The extraction agents saved your data as files in your Amazon S3 bucket. You can use the Amazon Redshift COPY command to load your data to Amazon Redshift. For more information, see Loading Data from Amazon S3 in the Amazon Redshift documentation.

There are multiple folders in your Amazon S3 bucket, corresponding to the extraction tasks that you set up. When you load your data to Amazon Redshift, specify the name of the manifest file created by each task. The manifest file appears in the task folder in your S3 bucket as shown following.


                                    File list in S3 bucket

Extract Only

The extraction agents saved your data as files in your working folder.
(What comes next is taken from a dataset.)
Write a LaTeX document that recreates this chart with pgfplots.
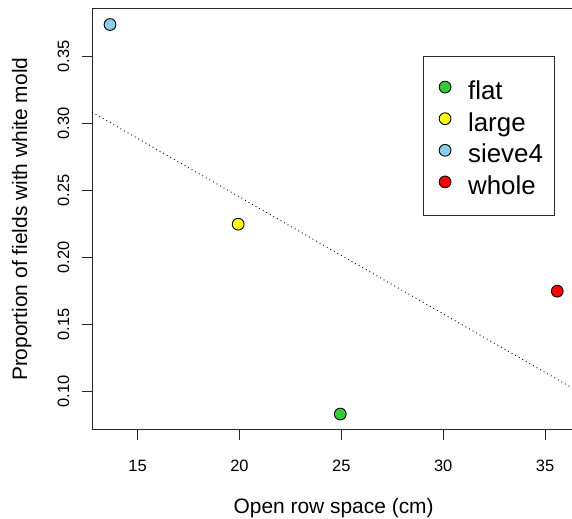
\documentclass[border=0pt]{standalone}
\usepackage{pgfplots}
\pgfplotsset{compat=1.18}
\usepackage{fontspec}
\setmainfont{Liberation Sans}
\usetikzlibrary{calc}

\definecolor{flatcol}{HTML}{32CD32}
\definecolor{largecol}{HTML}{FFFF00}
\definecolor{sievecol}{HTML}{87CEEB}
\definecolor{wholecol}{HTML}{FF0000}

\begin{document}
\begin{tikzpicture}
\begin{axis}[
  at={(0,0)}, anchor=south west,
  scale only axis,
  width=483.1bp, height=420.6bp,
  xmin=12.77, xmax=36.48,
  ymin=0.0717, ymax=0.3856,
  axis x line*=bottom, axis y line*=left,
  axis line style={line width=1bp, black!85},
  xtick={15,20,25,30,35},
  ytick={0.10,0.15,0.20,0.25,0.30,0.35},
  tick align=outside,
  major tick length=10bp,
  tick style={line width=1bp, black!85},
  xtick pos=bottom, ytick pos=left,
  /pgf/number format/assume math mode=true,
  ticklabel style={font=\fontsize{16.5}{18}\selectfont, inner sep=0pt},
  xticklabel style={anchor=base, yshift=-32bp},
  % rotated labels: yshift acts across the axis here
  yticklabel style={/pgf/number format/fixed, /pgf/number format/fixed zerofill,
    /pgf/number format/precision=2, rotate=90, anchor=base, yshift=13bp},
  xlabel={Open row space (cm)},
  ylabel={Proportion of fields with white mold},
  label style={font=\fontsize{21}{24}\selectfont, inner sep=0pt},
  xlabel style={at={($(rel axis cs:0.5,0)+(0,-83.4bp)$)}, anchor=base},
  ylabel style={at={($(rel axis cs:0,0.5)+(-65bp,0)$)}, anchor=base},
  legend style={
    at={(rel axis cs:0.6843,0.888)}, anchor=north west,
    draw=black!85, line width=0.8bp,
    font=\fontsize{26}{30}\selectfont,
    inner xsep=10bp, inner ysep=19.1bp,
    nodes={inner sep=1bp, text height=23bp, text depth=1bp},
    row sep=5.6bp, column sep=16bp,
    legend cell align=left,
  },
  legend image code/.code={%
    \path[draw=none, fill=none] (-12bp,0bp) -- (6bp,0bp);
    \draw[#1] plot coordinates {(0bp,1.5bp)};},
  mark size=5.9bp,
  every axis plot/.append style={line width=0.9bp},
]
% least-squares trend line
\addplot[black, line width=0.9bp, dash pattern=on 0.9bp off 3.2bp, forget plot]
  coordinates {(12.77,0.3085) (36.48,0.1015)};

\addplot[only marks, mark=*, mark options={fill=flatcol, draw=black}] coordinates {(24.95,0.0833)};
\addlegendentry{flat}
\addplot[only marks, mark=*, mark options={fill=largecol, draw=black}] coordinates {(19.94,0.2250)};
\addlegendentry{large}
\addplot[only marks, mark=*, mark options={fill=sievecol, draw=black}] coordinates {(13.65,0.3740)};
\addlegendentry{sieve4}
\addplot[only marks, mark=*, mark options={fill=wholecol, draw=black}] coordinates {(35.60,0.1750)};
\addlegendentry{whole}

% upper frame line
\draw[line width=1bp, black!85] (rel axis cs:0,1) -- (rel axis cs:1,1);
\end{axis}
\pgfresetboundingbox
\useasboundingbox (-92.1bp,-89.4bp) rectangle (479.9bp,429.6bp);
\end{tikzpicture}
\end{document}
Manually copy your data to your Amazon S3 bucket, and then proceed with the instructions for Extract and Upload.

Best Practices and Troubleshooting

The following are some best practices and troubleshooting suggestions for using extraction agents.

Issue Troubleshooting Suggestions

Performance is slow

To improve performance, we recommend the following:

  • Install multiple agents.

  • Install agents on computers close to your data warehouse.

  • Don't run all tables on a single agent task.

Contention delays

Avoid having too many agents accessing your data warehouse at the same time.

An agent goes down temporarily

If an agent is down, the status of each of its tasks appears as failed in AWS SCT. If you wait, in some cases the agent can recover. In this case, the status of its tasks updates in AWS SCT.

An agent goes down permanently

If the computer running an agent goes down permanently, and that agent is running a task, you can substitute a new agent to continue the task. You can substitute a new agent only if the working folder of the original agent was not on the same computer as the original agent. To substitute a new agent, do the following:

  • Install an agent on a new computer.

  • Configure the new agent with the same settings, including port number and working folder, as the original agent.

  • Start the agent. After the agent starts, the task discovers the new available agent and continues running on the new agent.